**Exercise description**
Pictures in the data should be dropped; transcribe exactly the lines from the one that has "Write a Python script that recreates this chart with matplotlib." through the one that has "groups = ['BL', 'PV1', 'PV2']".

— Begin Supplied data —

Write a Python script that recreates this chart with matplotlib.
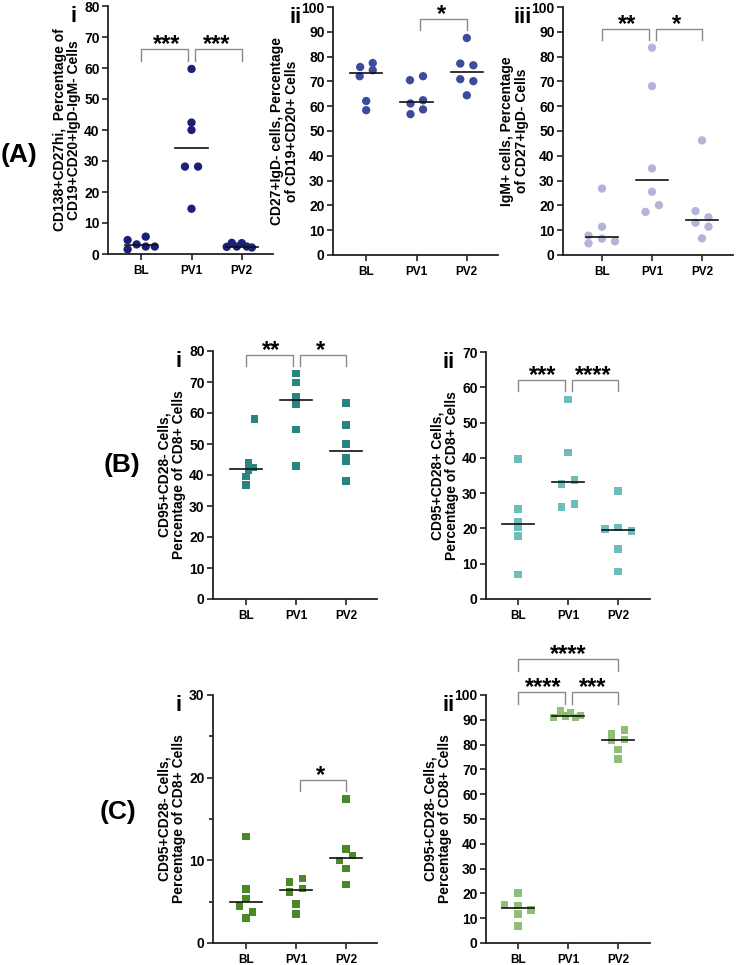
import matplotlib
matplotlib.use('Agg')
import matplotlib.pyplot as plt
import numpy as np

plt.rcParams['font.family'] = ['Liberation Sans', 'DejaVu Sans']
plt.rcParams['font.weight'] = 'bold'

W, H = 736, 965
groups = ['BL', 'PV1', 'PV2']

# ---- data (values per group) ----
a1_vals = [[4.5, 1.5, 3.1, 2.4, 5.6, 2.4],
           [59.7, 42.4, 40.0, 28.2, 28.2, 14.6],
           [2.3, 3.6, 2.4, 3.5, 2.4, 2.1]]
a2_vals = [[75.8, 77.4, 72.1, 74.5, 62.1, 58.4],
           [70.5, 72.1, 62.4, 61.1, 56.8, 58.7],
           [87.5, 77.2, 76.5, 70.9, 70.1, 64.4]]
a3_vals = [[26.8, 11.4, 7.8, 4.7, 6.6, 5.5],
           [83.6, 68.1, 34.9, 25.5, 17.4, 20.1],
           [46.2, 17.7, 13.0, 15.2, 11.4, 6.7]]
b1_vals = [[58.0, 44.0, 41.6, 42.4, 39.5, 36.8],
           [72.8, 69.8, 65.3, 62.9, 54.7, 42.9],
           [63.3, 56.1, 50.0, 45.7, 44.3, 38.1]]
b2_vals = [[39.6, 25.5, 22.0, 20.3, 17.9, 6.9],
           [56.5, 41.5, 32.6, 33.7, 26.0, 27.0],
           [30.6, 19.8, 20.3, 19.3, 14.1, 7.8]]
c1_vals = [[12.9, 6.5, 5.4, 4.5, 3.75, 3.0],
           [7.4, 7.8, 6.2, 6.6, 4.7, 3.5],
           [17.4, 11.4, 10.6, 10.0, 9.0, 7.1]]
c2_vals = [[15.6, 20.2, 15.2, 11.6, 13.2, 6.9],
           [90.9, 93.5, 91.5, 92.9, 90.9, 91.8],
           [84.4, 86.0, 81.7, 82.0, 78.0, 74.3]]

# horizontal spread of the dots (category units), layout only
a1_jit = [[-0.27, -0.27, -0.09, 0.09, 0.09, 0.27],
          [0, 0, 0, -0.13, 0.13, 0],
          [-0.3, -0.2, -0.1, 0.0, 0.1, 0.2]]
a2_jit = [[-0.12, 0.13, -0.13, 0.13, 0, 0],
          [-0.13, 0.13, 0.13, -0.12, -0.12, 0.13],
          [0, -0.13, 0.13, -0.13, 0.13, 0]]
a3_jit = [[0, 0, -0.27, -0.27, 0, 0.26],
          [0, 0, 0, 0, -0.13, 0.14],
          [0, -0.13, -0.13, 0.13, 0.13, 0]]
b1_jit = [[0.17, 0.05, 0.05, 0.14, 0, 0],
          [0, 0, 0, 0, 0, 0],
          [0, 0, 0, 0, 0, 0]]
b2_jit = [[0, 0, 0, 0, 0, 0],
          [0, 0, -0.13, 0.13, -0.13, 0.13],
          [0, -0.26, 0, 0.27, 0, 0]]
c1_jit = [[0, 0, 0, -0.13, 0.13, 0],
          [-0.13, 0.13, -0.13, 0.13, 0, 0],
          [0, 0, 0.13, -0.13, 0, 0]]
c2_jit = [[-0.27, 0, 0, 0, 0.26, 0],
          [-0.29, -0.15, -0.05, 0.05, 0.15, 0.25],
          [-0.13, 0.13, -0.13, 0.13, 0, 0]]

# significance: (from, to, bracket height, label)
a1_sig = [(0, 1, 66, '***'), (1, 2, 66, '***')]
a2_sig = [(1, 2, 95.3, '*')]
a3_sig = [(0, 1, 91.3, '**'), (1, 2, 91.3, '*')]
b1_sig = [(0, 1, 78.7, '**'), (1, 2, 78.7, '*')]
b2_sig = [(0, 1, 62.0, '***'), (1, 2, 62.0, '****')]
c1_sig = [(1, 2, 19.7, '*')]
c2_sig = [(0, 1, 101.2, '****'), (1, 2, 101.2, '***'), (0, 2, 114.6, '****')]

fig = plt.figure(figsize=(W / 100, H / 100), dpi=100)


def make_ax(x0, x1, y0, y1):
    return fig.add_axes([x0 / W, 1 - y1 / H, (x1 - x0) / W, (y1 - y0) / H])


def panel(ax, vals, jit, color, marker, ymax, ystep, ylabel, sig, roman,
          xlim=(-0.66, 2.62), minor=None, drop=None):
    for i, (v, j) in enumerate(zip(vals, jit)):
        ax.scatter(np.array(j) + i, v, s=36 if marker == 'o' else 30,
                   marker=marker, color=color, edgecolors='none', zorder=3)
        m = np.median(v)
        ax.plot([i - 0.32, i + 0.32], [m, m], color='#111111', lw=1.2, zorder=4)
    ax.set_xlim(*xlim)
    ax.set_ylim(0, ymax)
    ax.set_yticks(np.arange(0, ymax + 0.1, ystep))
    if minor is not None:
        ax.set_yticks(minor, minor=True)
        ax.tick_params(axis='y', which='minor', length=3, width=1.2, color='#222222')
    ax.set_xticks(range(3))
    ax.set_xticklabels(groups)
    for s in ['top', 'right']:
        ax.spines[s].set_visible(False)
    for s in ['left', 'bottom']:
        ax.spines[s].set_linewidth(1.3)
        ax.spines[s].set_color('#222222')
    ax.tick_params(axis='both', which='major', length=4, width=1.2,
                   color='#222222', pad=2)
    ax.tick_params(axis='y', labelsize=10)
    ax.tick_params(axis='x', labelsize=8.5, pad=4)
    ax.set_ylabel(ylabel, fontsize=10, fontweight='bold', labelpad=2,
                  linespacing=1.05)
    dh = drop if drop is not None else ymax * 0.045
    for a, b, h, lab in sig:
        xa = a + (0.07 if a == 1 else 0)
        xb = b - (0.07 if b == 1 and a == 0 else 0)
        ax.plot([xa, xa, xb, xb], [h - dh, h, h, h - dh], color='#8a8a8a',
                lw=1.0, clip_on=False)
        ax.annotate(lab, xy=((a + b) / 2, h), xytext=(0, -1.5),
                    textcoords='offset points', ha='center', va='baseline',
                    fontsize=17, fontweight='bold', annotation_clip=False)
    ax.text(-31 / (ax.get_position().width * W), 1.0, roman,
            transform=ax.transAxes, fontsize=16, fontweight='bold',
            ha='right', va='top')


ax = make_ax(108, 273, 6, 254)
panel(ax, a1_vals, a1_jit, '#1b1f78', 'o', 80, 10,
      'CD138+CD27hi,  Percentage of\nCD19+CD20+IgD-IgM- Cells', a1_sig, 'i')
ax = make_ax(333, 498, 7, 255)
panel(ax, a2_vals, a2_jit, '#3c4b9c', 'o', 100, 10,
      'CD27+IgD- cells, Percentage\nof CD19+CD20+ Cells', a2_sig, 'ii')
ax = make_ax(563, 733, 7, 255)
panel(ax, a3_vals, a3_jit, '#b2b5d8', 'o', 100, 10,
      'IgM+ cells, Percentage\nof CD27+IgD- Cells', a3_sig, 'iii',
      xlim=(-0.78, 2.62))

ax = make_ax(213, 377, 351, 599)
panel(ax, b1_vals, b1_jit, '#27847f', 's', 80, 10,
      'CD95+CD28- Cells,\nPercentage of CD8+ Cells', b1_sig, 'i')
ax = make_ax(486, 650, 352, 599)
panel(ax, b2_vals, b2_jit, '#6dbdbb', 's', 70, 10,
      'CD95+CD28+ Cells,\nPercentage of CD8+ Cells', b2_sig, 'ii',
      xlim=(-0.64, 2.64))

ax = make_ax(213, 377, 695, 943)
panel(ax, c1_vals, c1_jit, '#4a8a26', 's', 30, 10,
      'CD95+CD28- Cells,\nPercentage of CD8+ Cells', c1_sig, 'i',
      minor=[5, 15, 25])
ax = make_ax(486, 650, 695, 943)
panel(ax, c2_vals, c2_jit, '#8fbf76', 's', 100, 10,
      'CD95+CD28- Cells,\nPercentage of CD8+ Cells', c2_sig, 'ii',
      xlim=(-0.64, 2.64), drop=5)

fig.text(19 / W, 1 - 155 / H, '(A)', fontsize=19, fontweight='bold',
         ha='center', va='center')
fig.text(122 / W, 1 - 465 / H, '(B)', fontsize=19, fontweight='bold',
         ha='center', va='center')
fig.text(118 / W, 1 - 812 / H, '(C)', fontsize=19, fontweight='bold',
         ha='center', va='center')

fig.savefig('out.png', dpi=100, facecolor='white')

— End Supplied data —
— Begin Supplied data —

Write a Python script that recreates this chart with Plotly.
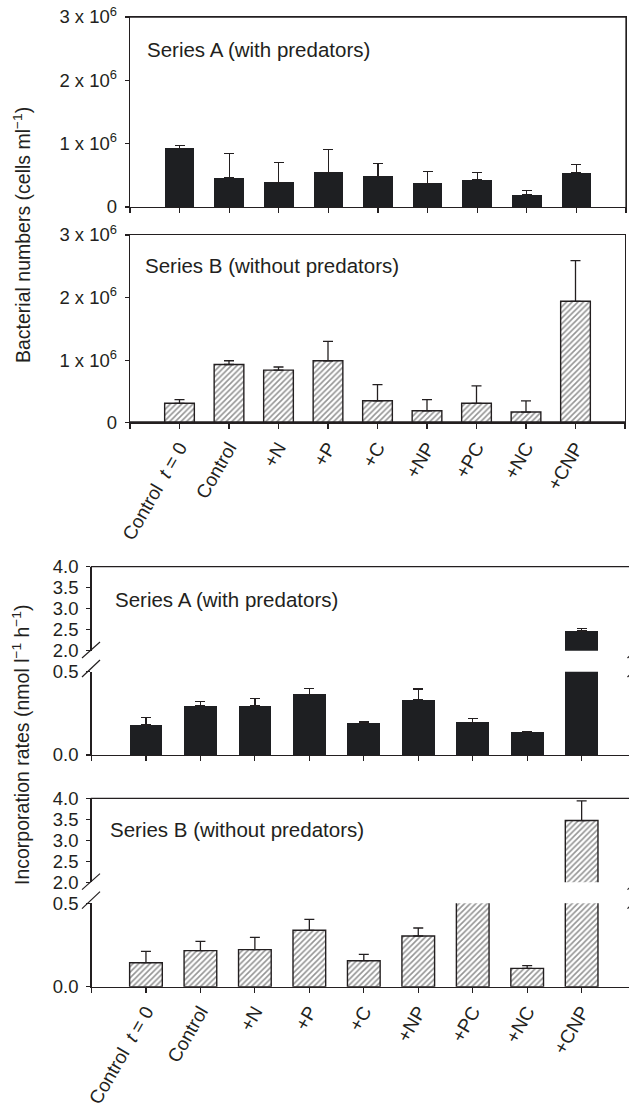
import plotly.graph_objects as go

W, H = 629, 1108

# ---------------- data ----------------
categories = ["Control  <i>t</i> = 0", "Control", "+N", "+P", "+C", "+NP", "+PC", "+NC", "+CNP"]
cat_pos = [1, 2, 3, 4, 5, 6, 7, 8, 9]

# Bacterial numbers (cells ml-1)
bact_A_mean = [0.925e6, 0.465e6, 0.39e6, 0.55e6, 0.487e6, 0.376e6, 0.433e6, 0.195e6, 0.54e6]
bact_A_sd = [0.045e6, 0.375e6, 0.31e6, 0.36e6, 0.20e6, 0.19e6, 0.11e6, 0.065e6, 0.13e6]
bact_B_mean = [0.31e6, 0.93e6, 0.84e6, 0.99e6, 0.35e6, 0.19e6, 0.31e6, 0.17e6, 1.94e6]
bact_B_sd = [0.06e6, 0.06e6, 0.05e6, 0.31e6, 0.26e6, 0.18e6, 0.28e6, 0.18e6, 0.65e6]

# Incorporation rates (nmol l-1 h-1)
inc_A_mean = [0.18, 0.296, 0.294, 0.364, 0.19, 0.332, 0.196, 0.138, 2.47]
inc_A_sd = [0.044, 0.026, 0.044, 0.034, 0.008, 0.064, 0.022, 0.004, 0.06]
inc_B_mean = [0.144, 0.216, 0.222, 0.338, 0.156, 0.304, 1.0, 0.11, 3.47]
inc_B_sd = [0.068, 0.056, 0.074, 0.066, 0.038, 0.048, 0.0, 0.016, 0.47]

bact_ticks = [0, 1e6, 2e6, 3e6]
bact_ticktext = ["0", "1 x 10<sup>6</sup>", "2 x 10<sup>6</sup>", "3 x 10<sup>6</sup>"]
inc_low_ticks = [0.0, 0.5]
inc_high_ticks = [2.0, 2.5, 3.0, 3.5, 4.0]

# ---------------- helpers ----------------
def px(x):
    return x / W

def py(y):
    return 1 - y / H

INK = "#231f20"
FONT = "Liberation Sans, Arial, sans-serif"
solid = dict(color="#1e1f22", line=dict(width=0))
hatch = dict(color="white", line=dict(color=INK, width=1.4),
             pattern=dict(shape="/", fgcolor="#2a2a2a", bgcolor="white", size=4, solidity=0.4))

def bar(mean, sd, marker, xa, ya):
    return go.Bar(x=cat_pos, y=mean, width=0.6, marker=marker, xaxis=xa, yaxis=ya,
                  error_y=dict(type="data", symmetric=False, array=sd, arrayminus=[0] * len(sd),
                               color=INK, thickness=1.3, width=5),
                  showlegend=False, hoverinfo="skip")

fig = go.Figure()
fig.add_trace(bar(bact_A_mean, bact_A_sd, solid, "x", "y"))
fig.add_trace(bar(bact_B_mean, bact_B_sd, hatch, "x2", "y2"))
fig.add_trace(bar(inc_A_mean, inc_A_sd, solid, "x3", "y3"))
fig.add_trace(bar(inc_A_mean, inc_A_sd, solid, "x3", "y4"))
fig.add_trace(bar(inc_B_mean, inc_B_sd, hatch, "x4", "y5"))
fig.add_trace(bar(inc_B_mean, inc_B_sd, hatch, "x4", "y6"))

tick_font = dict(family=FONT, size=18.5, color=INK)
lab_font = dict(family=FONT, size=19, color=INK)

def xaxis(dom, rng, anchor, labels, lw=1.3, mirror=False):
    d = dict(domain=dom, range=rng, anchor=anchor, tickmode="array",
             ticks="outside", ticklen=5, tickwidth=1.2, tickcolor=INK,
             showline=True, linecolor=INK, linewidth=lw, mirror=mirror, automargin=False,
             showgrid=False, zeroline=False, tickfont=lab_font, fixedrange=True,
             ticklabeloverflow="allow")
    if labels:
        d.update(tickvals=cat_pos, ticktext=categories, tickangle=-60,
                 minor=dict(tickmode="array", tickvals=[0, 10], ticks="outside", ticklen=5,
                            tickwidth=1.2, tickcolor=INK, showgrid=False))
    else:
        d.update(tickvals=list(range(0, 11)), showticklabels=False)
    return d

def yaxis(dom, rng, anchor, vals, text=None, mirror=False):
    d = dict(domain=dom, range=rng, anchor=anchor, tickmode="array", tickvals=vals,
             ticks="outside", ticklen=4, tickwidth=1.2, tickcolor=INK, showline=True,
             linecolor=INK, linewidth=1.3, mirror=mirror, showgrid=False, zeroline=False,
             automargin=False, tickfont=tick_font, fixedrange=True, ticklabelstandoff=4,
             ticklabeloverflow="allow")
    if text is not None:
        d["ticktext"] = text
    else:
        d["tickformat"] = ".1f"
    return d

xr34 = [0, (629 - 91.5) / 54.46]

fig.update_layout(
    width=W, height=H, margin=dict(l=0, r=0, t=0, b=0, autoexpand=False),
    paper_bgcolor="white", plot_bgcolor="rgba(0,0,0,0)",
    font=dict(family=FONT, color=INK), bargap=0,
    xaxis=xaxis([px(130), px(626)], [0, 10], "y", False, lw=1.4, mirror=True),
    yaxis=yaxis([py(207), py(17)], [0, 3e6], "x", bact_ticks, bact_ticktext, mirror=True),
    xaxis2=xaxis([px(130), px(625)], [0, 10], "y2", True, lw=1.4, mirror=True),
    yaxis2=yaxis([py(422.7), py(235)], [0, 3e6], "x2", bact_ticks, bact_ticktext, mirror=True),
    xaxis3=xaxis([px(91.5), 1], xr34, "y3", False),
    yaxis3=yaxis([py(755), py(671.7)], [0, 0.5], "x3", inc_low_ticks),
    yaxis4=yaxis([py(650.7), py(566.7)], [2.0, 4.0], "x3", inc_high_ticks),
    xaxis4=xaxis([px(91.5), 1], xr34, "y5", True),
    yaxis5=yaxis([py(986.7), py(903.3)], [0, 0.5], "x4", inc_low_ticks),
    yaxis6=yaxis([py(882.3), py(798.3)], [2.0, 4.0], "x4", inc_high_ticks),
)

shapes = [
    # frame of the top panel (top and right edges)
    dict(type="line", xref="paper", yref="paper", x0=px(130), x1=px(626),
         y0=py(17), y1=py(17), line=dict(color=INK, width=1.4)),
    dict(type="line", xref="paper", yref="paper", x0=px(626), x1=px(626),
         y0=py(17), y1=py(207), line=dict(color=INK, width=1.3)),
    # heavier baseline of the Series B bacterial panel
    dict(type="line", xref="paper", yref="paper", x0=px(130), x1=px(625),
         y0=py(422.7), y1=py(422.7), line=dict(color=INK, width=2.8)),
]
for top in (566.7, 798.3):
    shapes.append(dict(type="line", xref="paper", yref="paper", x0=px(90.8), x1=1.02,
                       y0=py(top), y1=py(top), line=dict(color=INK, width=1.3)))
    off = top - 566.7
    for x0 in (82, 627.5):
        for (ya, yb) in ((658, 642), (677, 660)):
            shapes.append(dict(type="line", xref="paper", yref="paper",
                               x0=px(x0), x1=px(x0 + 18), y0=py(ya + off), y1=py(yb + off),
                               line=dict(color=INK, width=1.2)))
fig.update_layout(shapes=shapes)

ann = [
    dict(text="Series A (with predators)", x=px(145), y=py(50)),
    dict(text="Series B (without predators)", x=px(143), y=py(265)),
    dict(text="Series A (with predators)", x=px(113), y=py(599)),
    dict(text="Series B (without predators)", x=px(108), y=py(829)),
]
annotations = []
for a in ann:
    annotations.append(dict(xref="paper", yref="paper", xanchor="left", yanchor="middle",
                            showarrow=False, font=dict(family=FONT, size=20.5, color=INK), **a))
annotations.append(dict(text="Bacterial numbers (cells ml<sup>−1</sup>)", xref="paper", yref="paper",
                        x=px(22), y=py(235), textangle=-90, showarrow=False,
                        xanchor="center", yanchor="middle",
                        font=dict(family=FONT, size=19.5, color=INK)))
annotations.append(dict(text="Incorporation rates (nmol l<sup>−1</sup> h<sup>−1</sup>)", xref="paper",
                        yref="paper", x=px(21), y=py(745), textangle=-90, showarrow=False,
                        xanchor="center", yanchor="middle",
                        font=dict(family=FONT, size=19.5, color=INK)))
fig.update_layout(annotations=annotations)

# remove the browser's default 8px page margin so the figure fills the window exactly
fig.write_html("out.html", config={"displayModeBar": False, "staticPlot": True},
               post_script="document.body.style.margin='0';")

— End Supplied data —

**Written answer**
Write a Python script that recreates this chart with matplotlib.
import matplotlib
matplotlib.use('Agg')
import matplotlib.pyplot as plt
import numpy as np

plt.rcParams['font.family'] = ['Liberation Sans', 'DejaVu Sans']
plt.rcParams['font.weight'] = 'bold'

W, H = 736, 965
groups = ['BL', 'PV1', 'PV2']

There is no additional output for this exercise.